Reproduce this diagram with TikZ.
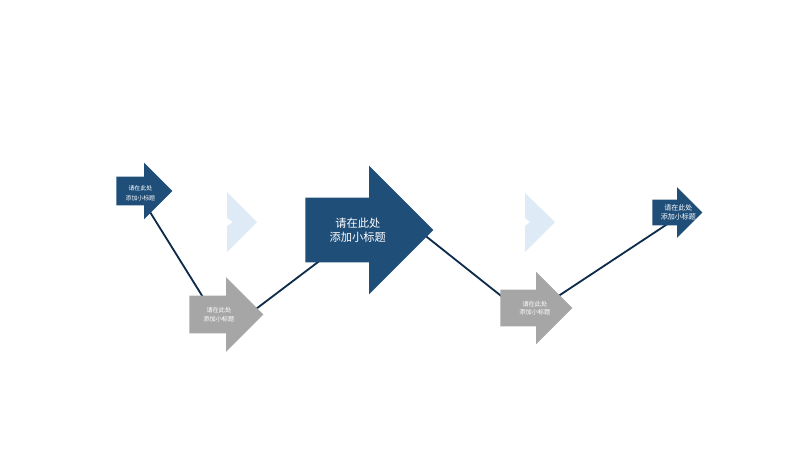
\documentclass[tikz,border=0pt]{standalone}
\usepackage{fontspec}
\newfontfamily\cjk{Noto Sans CJK SC}
\usepackage{xcolor}
\usetikzlibrary{shapes.arrows, calc, backgrounds}
\definecolor{navy}{HTML}{1F4E79}
\definecolor{stone}{HTML}{A6A6A6}
\definecolor{pale}{HTML}{DEEBF7}
\definecolor{ink}{HTML}{0F2B4A}
\tikzset{
    arrowbox/.style={single arrow, draw=none, fill=#1, single arrow tip angle=90, inner xsep=0pt, anchor=tail},
    arrowsize/.style={inner ysep=#1*0.125mm, single arrow head extend=#1*0.125mm, minimum height=#1*0.5mm},
    tag/.style 2 args={text=white, align=center, inner sep=0pt, font=\cjk\fontsize{#1}{#2}\selectfont},
    chevron/.style={fill=pale},
    link/.style={draw=ink, line width=1.3pt},
}

\begin{document}
\begin{tikzpicture}[x=0.025cm, y=-0.025cm]
    \useasboundingbox (0,0) rectangle (800,450);

    % Pale chevrons
    \fill[chevron] (227,192) -- (257,222) -- (227,252) -- (227,226) -- (233,222) -- (227,218) -- cycle;
    \fill[chevron] (525,193) -- (555,222) -- (525,252) -- (525,226) -- (530,222) -- (525,218) -- cycle;

    % Arrows
    \node[arrowbox=navy, arrowsize=28] (a1) at (116,191) {};
    \node[arrowbox=stone, arrowsize=37] (a2) at (189,314.5) {};
    \node[arrowbox=navy, arrowsize=64] (a3) at (305,230) {};
    \node[arrowbox=stone, arrowsize=36] (a4) at (500,308) {};
    \node[arrowbox=navy, arrowsize=25] (a5) at (652,212.5) {};

    % Titles
    \node[tag={4.2}{7}] (t1) at ($(a1.tail)!0.43!(a1.tip)+(0,2)$) {请在此处\\添加小标题};
    \node[tag={4.4}{6}] (t2) at ($(a2.tail)!0.40!(a2.tip)$) {请在此处\\添加小标题};
    \node[tag={8}{10}] (t3) at ($(a3.tail)!0.41!(a3.tip)$) {请在此处\\添加小标题};
    \node[tag={4.4}{6}] (t4) at ($(a4.tail)!0.48!(a4.tip)$) {请在此处\\添加小标题};
    \node[tag={5}{6}] (t5) at ($(a5.tail)!0.52!(a5.tip)$) {请在此处\\添加小标题};

    % Links
    \begin{scope}[on background layer]
        \draw[link] ([shift={(29,13)}]a1.tail) -- ([shift={(17,-12.5)}]a2.tail);
        \draw[link] ([shift={(63,-2.5)}]a2.tail) -- ([shift={(17,29)}]a3.tail);
        \draw[link] ([shift={(115,1.5)}]a3.tail) -- ([shift={(5,-9)}]a4.tail);
        \draw[link] ([shift={(56,-10.4)}]a4.tail) -- ([shift={(20,8.5)}]a5.tail);
    \end{scope}
\end{tikzpicture}
\end{document}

---*---

*Request:*
Repeat, word for word and with no pictures, only the lines running from the beginning of the data to the line that contains "arrowsize=25] (a5) at".

*Result for this task:*
Reproduce this diagram with TikZ.
\documentclass[tikz,border=0pt]{standalone}
\usepackage{fontspec}
\newfontfamily\cjk{Noto Sans CJK SC}
\usepackage{xcolor}
\usetikzlibrary{shapes.arrows, calc, backgrounds}
\definecolor{navy}{HTML}{1F4E79}
\definecolor{stone}{HTML}{A6A6A6}
\definecolor{pale}{HTML}{DEEBF7}
\definecolor{ink}{HTML}{0F2B4A}
\tikzset{
    arrowbox/.style={single arrow, draw=none, fill=#1, single arrow tip angle=90, inner xsep=0pt, anchor=tail},
    arrowsize/.style={inner ysep=#1*0.125mm, single arrow head extend=#1*0.125mm, minimum height=#1*0.5mm},
    tag/.style 2 args={text=white, align=center, inner sep=0pt, font=\cjk\fontsize{#1}{#2}\selectfont},
    chevron/.style={fill=pale},
    link/.style={draw=ink, line width=1.3pt},
}

\begin{document}
\begin{tikzpicture}[x=0.025cm, y=-0.025cm]
    \useasboundingbox (0,0) rectangle (800,450);

    % Pale chevrons
    \fill[chevron] (227,192) -- (257,222) -- (227,252) -- (227,226) -- (233,222) -- (227,218) -- cycle;
    \fill[chevron] (525,193) -- (555,222) -- (525,252) -- (525,226) -- (530,222) -- (525,218) -- cycle;

    % Arrows
    \node[arrowbox=navy, arrowsize=28] (a1) at (116,191) {};
    \node[arrowbox=stone, arrowsize=37] (a2) at (189,314.5) {};
    \node[arrowbox=navy, arrowsize=64] (a3) at (305,230) {};
    \node[arrowbox=stone, arrowsize=36] (a4) at (500,308) {};
    \node[arrowbox=navy, arrowsize=25] (a5) at (652,212.5) {};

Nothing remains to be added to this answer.